I padroni del mondo antico andavano via dalla pazza folla delle città, riparando fra gli orti o in campagna, sul mare o nei giardini delle ville di cui gli imperatori disponevano sempre in grande quantità, luoghi tutt’altro che austeri che l’archeologo ricostruisce e documenta con attenzione, deliziando il lettore. Sfilano sulla pagina grandi nomi legati all’impero, ciascuno simboleggiando una tipologia di riposo che ne qualificava la propensione al vizio o alla virtù.
LE ATTIVITÀ
Ecco Ottaviano Augusto, il più morigerato, che prediligeva le ville imperiali di Capri dedicandosi alle lettere e scrivendo opere di vario genere, pur con la consapevolezza di possedere un modesto talento umanistico; ma negli stessi luoghi pieni di bellezza, riposò anche lo spigoloso carattere di Tiberio che si dedicava al celebre malum otium, concedendosi secondo le fonti – ogni tipo di lusso e perversione sessuale, senza porsi limiti. E così via, ecco Commodo che pare amasse davvero deliziarsi dei giochi gladiatori. Vespasiano, invece, si svegliava in piena notte e si occupava della corrispondenza mentre Nerone componeva versi e suonava la cetra, ma non solo. Questo dicono le fonti in nostro possesso ma Papini già autore di Città sepolte e rovine nel mondo greco e romano e Fidia. L’uomo che scolpì gli dei (entrambi con Laterza) – esercita il pensiero critico e invita il lettore a riflettere perché, oggi come allora, la storia è narrata sempre dai vincenti e se gli studi dimostrano che l’incendio che distrusse Roma non venne appiccato da Nerone in un accesso di follia, possiamo anche legittimamente dubitare che Traiano elogiato da Plinio – si dedicasse solo ai piaceri nobili come alla caccia dei cinghiali o che Domiziano amasse infinitamente annoiarsi perseguitando le mosche e infine, il caso di Adriano che non sarebbe davvero il princeps pensoso ma un despota capriccioso che amava rincorrere l’efebo Antinoo fra le statue della villa di Tivoli; ed eccoci alle prese con immagini vivaci e vitali che si discostano di gran lunga dal ritratto che ne fece Marguerite Yourcenair nel suo capolavoro.
L’INGANNO
Ciò che ne deduciamo è che delazione e inganni sono vecchi come il mondo e sebbene il riposo potesse apparire in contraddizione col ruolo di imperatore, era necessario per recuperare la virtus. Tuttavia, la noia e il potere sono una miscela assai pericolosa, lasciando socchiusa la porta ai vizi, facendo vacillare qualsiasi buon proposito del princeps. E del resto, chi poteva opporsi al volere dell’imperatore e ai suoi desideri? Chi mai avrebbe potuto opporgli un degno rifiuto senza rischiare di perdere letteralmente la testa?
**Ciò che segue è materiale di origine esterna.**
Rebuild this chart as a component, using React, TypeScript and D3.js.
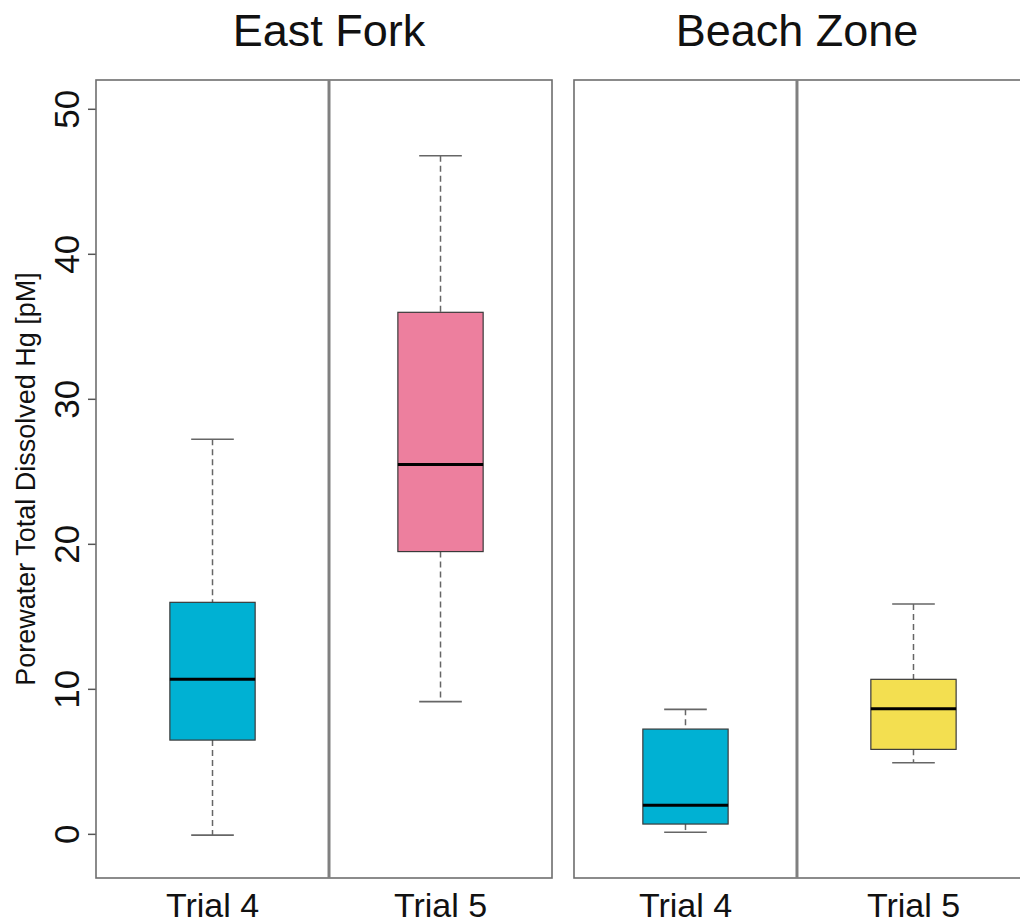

C’era solo da augurarsi che l’otium prescelto fosse colto, morigerato e dignitoso. In taluni casi la storia è stata assai generosa cancellando vizi e debolezze e talvolta, invece, si è abbattuta senza riguardi sugli imperatori, condannandoli all’oblio. Ecco perché il lavoro dello studioso è così necessario. Voltata l’ultima pagina, l’archeologo Massimiliano Papini ci consegna una visione equa, distaccata e colta, riconciliandoci anche con gli aspetti non sempre aulici della nostra natura, fallibile perché umana.